--- START OF Record list ---

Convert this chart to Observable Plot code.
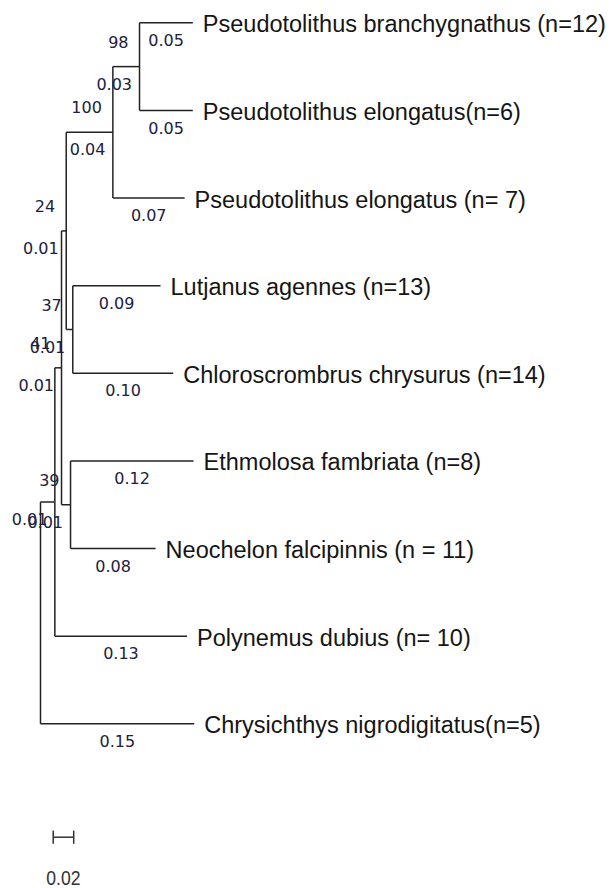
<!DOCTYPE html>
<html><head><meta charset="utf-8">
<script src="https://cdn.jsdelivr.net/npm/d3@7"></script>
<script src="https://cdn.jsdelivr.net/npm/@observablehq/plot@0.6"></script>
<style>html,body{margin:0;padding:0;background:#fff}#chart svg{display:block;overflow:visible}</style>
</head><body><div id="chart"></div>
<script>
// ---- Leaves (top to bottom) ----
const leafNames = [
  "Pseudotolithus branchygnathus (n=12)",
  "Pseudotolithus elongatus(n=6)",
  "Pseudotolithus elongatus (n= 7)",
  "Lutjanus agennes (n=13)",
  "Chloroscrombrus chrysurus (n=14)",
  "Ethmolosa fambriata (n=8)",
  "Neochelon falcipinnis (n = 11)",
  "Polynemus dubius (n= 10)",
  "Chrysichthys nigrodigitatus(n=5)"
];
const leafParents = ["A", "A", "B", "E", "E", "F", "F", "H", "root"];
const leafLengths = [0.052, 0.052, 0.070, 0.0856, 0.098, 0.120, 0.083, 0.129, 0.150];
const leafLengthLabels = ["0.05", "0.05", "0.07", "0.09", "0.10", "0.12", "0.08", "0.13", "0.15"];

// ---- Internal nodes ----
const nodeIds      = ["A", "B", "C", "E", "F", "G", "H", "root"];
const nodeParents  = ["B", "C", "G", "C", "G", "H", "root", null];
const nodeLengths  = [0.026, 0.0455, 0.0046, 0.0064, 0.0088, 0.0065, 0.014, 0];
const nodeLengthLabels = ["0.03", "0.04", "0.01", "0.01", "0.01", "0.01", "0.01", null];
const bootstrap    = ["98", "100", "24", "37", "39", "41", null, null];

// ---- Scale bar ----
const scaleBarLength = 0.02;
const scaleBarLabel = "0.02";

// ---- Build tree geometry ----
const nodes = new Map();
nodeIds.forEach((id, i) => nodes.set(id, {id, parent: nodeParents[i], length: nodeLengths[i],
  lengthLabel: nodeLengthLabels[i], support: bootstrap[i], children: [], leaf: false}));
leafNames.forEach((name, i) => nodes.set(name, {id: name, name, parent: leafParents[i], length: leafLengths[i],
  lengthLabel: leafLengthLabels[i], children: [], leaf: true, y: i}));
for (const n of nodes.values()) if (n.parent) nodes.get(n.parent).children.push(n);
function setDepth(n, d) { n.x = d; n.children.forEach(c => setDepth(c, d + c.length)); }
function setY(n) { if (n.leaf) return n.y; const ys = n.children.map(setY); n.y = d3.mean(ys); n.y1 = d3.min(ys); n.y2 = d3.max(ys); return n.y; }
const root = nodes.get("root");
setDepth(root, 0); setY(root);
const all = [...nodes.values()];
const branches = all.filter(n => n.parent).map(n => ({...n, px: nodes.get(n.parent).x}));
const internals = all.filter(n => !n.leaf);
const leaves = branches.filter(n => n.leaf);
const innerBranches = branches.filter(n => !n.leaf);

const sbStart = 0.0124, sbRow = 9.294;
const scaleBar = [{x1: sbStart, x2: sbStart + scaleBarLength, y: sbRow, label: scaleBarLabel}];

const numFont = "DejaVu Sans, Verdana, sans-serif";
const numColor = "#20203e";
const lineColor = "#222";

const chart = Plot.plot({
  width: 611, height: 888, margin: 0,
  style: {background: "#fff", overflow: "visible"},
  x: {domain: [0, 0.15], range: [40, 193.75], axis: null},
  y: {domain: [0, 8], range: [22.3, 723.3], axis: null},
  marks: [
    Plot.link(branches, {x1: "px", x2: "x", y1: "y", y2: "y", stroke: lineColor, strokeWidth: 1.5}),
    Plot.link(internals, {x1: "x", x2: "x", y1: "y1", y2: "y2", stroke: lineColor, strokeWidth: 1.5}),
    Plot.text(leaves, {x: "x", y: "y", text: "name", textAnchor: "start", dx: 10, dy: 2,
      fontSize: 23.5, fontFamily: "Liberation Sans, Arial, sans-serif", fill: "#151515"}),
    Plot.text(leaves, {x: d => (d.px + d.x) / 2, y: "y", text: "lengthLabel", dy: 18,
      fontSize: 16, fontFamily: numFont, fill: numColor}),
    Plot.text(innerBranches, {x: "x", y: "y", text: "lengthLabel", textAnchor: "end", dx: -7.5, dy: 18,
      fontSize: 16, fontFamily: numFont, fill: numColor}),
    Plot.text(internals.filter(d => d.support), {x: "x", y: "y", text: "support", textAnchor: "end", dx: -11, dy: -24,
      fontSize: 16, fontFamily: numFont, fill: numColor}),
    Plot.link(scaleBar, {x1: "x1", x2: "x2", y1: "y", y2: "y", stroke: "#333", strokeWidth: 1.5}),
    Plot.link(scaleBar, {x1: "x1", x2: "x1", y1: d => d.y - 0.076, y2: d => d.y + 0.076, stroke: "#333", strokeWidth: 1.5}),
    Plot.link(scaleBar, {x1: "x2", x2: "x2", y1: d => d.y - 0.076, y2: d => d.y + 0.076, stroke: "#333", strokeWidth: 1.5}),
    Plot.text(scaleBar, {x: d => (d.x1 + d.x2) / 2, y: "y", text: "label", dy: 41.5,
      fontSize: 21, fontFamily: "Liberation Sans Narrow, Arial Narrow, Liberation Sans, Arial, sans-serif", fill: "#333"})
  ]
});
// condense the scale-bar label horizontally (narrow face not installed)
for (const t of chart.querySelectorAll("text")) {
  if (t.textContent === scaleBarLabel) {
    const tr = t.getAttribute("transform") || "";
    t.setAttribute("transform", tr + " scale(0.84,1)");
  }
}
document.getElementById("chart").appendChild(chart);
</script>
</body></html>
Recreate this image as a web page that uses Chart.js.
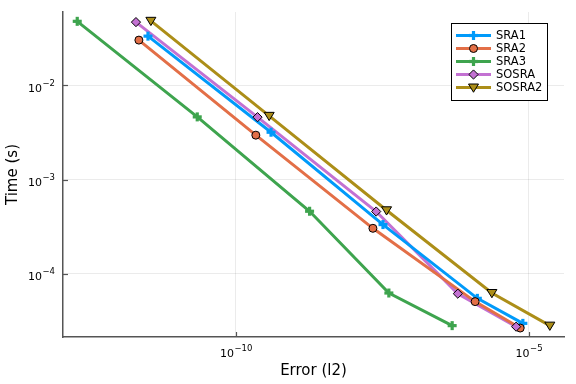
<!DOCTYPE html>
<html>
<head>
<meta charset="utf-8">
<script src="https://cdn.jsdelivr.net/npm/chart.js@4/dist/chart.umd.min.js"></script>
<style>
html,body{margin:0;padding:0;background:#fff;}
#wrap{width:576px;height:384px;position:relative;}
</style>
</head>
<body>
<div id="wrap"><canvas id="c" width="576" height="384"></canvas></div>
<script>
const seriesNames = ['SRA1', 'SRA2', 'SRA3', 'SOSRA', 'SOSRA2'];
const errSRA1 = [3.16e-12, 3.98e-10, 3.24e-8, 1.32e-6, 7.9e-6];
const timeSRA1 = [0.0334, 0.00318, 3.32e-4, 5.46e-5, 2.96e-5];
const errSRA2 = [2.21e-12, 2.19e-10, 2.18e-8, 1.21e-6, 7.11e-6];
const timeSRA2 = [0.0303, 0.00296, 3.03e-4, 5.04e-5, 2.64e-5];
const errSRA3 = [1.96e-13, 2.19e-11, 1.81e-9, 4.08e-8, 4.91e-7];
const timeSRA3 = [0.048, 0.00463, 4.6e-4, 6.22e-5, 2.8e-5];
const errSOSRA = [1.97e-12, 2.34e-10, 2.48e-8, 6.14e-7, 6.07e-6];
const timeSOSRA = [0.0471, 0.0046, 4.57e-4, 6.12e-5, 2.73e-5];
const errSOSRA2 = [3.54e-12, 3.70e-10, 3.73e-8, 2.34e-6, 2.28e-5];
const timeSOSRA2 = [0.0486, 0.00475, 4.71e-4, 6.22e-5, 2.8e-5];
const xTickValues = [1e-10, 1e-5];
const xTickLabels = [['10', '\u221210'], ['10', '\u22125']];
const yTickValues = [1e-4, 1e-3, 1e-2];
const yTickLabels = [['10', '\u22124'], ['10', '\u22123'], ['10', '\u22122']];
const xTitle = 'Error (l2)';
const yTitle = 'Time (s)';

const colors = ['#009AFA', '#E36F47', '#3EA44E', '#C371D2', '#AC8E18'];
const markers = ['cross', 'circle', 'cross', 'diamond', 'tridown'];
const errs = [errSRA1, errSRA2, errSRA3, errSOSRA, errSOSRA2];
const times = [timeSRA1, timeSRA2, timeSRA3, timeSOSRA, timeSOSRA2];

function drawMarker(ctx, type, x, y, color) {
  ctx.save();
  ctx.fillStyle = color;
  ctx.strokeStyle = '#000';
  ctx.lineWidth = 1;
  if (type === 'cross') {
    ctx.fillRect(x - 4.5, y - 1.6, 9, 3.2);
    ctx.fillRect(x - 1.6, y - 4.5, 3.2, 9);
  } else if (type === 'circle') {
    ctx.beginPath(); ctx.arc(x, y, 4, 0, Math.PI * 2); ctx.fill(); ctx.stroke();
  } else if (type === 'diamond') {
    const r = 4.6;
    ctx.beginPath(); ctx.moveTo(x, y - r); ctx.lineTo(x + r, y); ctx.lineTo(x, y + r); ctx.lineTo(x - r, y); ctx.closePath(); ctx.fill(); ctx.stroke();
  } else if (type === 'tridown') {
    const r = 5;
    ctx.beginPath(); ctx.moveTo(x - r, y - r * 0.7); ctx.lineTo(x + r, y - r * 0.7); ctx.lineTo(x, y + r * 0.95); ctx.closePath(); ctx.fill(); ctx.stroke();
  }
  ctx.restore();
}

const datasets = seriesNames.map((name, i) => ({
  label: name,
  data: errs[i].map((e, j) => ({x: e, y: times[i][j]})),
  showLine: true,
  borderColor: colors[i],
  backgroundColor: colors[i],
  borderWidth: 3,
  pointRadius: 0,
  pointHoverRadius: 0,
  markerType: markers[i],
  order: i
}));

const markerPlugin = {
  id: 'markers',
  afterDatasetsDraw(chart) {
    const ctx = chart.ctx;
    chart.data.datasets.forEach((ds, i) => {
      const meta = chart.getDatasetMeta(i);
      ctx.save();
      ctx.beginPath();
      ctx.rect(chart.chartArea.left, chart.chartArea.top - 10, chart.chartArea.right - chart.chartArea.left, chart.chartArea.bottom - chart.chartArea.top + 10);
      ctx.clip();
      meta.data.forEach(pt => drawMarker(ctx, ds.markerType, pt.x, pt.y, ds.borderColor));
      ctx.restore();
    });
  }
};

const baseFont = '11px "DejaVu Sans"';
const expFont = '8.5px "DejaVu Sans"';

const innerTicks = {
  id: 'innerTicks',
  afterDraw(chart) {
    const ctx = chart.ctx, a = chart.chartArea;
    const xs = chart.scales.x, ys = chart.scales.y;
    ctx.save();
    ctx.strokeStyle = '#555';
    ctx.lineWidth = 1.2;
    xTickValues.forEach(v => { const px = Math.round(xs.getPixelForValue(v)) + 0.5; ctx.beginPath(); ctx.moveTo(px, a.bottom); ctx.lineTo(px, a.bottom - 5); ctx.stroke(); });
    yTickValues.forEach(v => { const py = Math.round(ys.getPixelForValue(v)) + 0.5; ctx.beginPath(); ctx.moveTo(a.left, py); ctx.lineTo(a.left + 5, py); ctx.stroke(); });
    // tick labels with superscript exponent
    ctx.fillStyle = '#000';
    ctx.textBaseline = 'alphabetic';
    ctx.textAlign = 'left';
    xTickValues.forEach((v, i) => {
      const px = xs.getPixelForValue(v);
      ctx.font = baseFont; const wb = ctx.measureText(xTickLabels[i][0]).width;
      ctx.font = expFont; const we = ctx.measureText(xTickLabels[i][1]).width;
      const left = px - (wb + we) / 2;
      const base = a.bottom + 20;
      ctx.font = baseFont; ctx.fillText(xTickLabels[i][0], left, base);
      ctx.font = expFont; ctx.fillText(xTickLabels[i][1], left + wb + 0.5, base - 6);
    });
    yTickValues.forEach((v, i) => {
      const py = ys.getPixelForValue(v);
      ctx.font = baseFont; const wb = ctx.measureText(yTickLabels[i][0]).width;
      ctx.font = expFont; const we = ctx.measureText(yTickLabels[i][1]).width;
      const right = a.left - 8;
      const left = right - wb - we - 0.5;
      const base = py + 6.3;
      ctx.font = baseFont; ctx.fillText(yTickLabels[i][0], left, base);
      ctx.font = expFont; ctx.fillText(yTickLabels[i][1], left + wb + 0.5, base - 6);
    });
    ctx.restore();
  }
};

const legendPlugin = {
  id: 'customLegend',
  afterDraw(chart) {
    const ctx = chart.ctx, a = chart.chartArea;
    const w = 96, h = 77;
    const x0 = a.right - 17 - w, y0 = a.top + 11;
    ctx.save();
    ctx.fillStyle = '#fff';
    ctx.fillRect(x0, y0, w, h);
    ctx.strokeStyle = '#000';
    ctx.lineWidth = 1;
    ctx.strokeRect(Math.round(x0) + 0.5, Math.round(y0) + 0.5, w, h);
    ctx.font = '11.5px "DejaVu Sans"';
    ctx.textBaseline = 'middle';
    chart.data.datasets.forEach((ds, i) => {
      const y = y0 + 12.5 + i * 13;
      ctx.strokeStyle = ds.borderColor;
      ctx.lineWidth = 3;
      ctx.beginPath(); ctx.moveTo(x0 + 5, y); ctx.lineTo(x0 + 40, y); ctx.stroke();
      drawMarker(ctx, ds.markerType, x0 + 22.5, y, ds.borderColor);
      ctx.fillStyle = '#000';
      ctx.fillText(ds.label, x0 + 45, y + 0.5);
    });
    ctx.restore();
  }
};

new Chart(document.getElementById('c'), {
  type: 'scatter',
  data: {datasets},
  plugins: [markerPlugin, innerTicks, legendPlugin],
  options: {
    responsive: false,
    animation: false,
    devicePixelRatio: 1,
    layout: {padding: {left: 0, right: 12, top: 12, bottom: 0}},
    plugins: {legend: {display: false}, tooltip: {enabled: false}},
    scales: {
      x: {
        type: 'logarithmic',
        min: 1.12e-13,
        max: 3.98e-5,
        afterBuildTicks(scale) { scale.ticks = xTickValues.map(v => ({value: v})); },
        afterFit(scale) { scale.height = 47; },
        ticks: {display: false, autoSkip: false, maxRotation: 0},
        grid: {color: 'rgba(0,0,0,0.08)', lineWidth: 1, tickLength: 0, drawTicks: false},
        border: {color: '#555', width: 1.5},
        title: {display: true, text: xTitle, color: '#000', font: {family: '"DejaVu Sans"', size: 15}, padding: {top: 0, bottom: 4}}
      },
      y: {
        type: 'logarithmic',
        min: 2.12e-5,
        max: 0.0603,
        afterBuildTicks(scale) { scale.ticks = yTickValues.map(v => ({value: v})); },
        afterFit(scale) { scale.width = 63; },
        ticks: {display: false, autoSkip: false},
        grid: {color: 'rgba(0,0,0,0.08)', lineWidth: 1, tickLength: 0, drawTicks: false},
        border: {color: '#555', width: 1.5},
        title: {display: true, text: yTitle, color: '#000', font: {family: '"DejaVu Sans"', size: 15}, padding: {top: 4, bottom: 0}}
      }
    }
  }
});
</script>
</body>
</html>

--- END OF Record list ---

* [Job]: Look above for the line with "Recreate this image" and the line with "timeSRA3, timeSOSRA, timeSOSRA2];"; set down those two lines and all lines between them exactly, without pictures and without anything else.

* [Response below]:
Recreate this image as a web page that uses Chart.js.
<!DOCTYPE html>
<html>
<head>
<meta charset="utf-8">
<script src="https://cdn.jsdelivr.net/npm/chart.js@4/dist/chart.umd.min.js"></script>
<style>
html,body{margin:0;padding:0;background:#fff;}
#wrap{width:576px;height:384px;position:relative;}
</style>
</head>
<body>
<div id="wrap"><canvas id="c" width="576" height="384"></canvas></div>
<script>
const seriesNames = ['SRA1', 'SRA2', 'SRA3', 'SOSRA', 'SOSRA2'];
const errSRA1 = [3.16e-12, 3.98e-10, 3.24e-8, 1.32e-6, 7.9e-6];
const timeSRA1 = [0.0334, 0.00318, 3.32e-4, 5.46e-5, 2.96e-5];
const errSRA2 = [2.21e-12, 2.19e-10, 2.18e-8, 1.21e-6, 7.11e-6];
const timeSRA2 = [0.0303, 0.00296, 3.03e-4, 5.04e-5, 2.64e-5];
const errSRA3 = [1.96e-13, 2.19e-11, 1.81e-9, 4.08e-8, 4.91e-7];
const timeSRA3 = [0.048, 0.00463, 4.6e-4, 6.22e-5, 2.8e-5];
const errSOSRA = [1.97e-12, 2.34e-10, 2.48e-8, 6.14e-7, 6.07e-6];
const timeSOSRA = [0.0471, 0.0046, 4.57e-4, 6.12e-5, 2.73e-5];
const errSOSRA2 = [3.54e-12, 3.70e-10, 3.73e-8, 2.34e-6, 2.28e-5];
const timeSOSRA2 = [0.0486, 0.00475, 4.71e-4, 6.22e-5, 2.8e-5];
const xTickValues = [1e-10, 1e-5];
const xTickLabels = [['10', '\u221210'], ['10', '\u22125']];
const yTickValues = [1e-4, 1e-3, 1e-2];
const yTickLabels = [['10', '\u22124'], ['10', '\u22123'], ['10', '\u22122']];
const xTitle = 'Error (l2)';
const yTitle = 'Time (s)';

const colors = ['#009AFA', '#E36F47', '#3EA44E', '#C371D2', '#AC8E18'];
const markers = ['cross', 'circle', 'cross', 'diamond', 'tridown'];
const errs = [errSRA1, errSRA2, errSRA3, errSOSRA, errSOSRA2];
const times = [timeSRA1, timeSRA2, timeSRA3, timeSOSRA, timeSOSRA2];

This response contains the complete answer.